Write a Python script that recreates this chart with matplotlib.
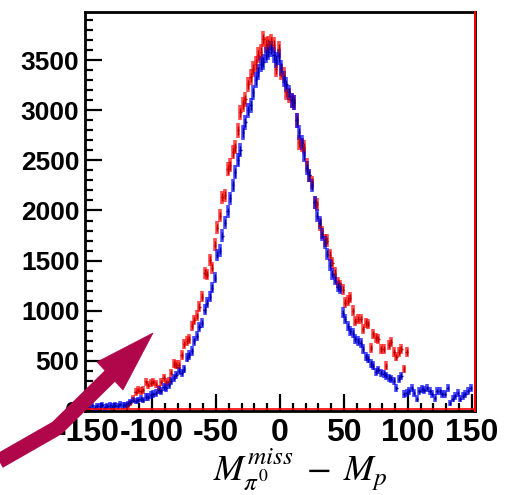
import numpy as np
import matplotlib
matplotlib.use("Agg")
import matplotlib.pyplot as plt
from matplotlib.patches import Polygon
from matplotlib.lines import Line2D

plt.rcParams['mathtext.fontset'] = 'stix'
plt.rcParams['axes.unicode_minus'] = False

# ---- data -----------------------------------------------------------
bin_width = 2.0
blue_centers = np.arange(-149, 150, 2)  # 150 bins
blue_counts = [
    40, 55, 30, 50, 45, 60, 35, 50, 55, 45, 60, 50, 65, 55, 60,
    70, 90, 110, 100, 110, 120, 110, 140, 140, 160,
    170, 180, 210, 200, 240, 230, 260, 300, 330, 360,
    400, 380, 420, 530, 560, 600, 700, 750, 840, 880,
    1010, 1080, 1140, 1230, 1330, 1560, 1600, 1750, 1880, 1990,
    2120, 2250, 2380, 2500, 2600, 2780, 2880, 3000, 3050, 3180,
    3300, 3380, 3460, 3480, 3550, 3580, 3610, 3550, 3500, 3530,
    3420, 3310, 3260, 3180, 3100, 3080, 2900, 2780, 2680, 2550,
    2420, 2350, 2250, 2080, 1950, 1880, 1760, 1680, 1570, 1460,
    1370, 1310, 1240, 1220, 980, 920, 850, 800, 780, 720,
    700, 680, 620, 540, 520, 470, 450, 390, 410, 380,
    370, 350, 330, 320, 300, 230, 320, 350, 170, 180,
    200, 230, 180, 120, 200, 220, 210, 230, 200, 170,
    130, 200, 200, 170, 170, 230, 80, 120, 150, 180,
    120, 150, 170, 200, 230,
]
red_centers = np.arange(-119, 100, 2)  # 110 bins
red_counts = [
    60, 80, 120, 190, 210, 200, 210, 290, 260, 280,
    290, 270, 220, 290, 330, 290, 300, 380, 470, 460,
    460, 560, 670, 700, 720, 850, 910, 950, 1040, 1140,
    1380, 1360, 1510, 1430, 1660, 1830, 1950, 2130, 2150, 2410,
    2450, 2580, 2630, 2800, 2980, 3060, 3110, 3260, 3330, 3410,
    3460, 3550, 3580, 3710, 3650, 3660, 3680, 3650, 3410, 3610,
    3380, 3350, 3180, 3150, 3100, 3080, 2900, 2680, 2650, 2630,
    2450, 2350, 2280, 2080, 2060, 1860, 1780, 1700, 1700, 1560,
    1480, 1380, 1280, 1250, 1210, 1080, 1100, 1130, 1000, 900,
    920, 920, 820, 880, 870, 630, 770, 730, 720, 620,
    620, 450, 660, 690, 590, 540, 590, 620, 420, 590,
]
x_ticks = [-150, -100, -50, 0, 50, 100, 150]
y_ticks = [0, 500, 1000, 1500, 2000, 2500, 3000, 3500]
x_label = r'$M^{miss}_{\pi^{0}}\;-\;M_{p}$'

# ---- figure ---------------------------------------------------------
W, H = 506, 495
fig = plt.figure(figsize=(W / 100, H / 100), dpi=100)
ax = fig.add_axes([85 / W, 1 - 411 / H, 390 / W, 399 / H])

def draw(centers, counts, col, dark):
    c = np.asarray(centers, float)
    n = np.asarray(counts, float)
    err = 0.9 * np.sqrt(n) + 25
    ax.errorbar(c, n, yerr=err, fmt='none', ecolor=col, elinewidth=2.6,
                alpha=0.7, capsize=0, zorder=3)
    ax.errorbar(c, n, yerr=err * 0.6, xerr=bin_width / 2 * 0.9, fmt='none',
                ecolor=dark, elinewidth=1.0, capsize=0, zorder=4)

draw(red_centers, red_counts, '#ff0000', '#c00000')
draw(blue_centers, blue_counts, '#0000ff', '#0000a0')

ax.set_xlim(-152.5, 152.5)
ax.set_ylim(0, 3980)
ax.set_xticks(x_ticks)
ax.set_yticks(y_ticks)
ax.set_xticks(np.arange(-150, 151, 10), minor=True)
ax.set_yticks(np.arange(0, 3901, 100), minor=True)
ax.tick_params(axis='both', which='both', direction='in', top=False, right=False,
               width=1.6, color='black')
ax.tick_params(axis='both', which='major', length=12)
ax.tick_params(axis='both', which='minor', length=6)
ax.tick_params(axis='x', which='major', pad=5)
ax.tick_params(axis='y', which='major', pad=4)
for lab in ax.get_xticklabels():
    lab.set_fontfamily('Liberation Sans')
    lab.set_fontweight('bold')
    lab.set_fontsize(23)
for lab in ax.get_yticklabels():
    lab.set_fontfamily('Liberation Sans')
    lab.set_fontweight('bold')
    lab.set_fontsize(19)

for s in ax.spines.values():
    s.set_linewidth(2.0)
    s.set_color('black')
# red right and bottom lines (histogram frame)
ax.plot([1, 1], [0, 1], transform=ax.transAxes, color='#ff0000', lw=1.4,
        clip_on=False, zorder=5)
ax.plot([0, 1], [0.004, 0.004], transform=ax.transAxes, color='#ff0000', lw=1.2,
        clip_on=False, zorder=5)

fig.text(300 / W, 1 - 470 / H, x_label, fontsize=26, ha='center', va='center')

# ---- arrow overlay (figure pixel coords) ----------------------------
def P(x, y):
    return (x / W, 1 - y / H)

col_arrow = '#b0064a'
shaft = Line2D([P(-20, 472)[0], P(57, 428)[0], P(112, 374)[0]],
               [P(-20, 472)[1], P(57, 428)[1], P(112, 374)[1]],
               transform=fig.transFigure, color=col_arrow, lw=11,
               solid_joinstyle='miter', solid_capstyle='butt', zorder=20)
fig.add_artist(shaft)
head = Polygon([P(153, 333), P(97, 362), P(123, 390)], closed=True,
               transform=fig.transFigure, facecolor=col_arrow,
               edgecolor=col_arrow, lw=0.5, zorder=21)
fig.add_artist(head)

fig.savefig('out.png', dpi=100)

···

- What you have to do: Reproduce the data above word for word from its first line through the line that holds "plt.rcParams['axes.unicode_minus'] = False", both ends included; skip pictures.

- Correct answer:
Write a Python script that recreates this chart with matplotlib.
import numpy as np
import matplotlib
matplotlib.use("Agg")
import matplotlib.pyplot as plt
from matplotlib.patches import Polygon
from matplotlib.lines import Line2D

plt.rcParams['mathtext.fontset'] = 'stix'
plt.rcParams['axes.unicode_minus'] = False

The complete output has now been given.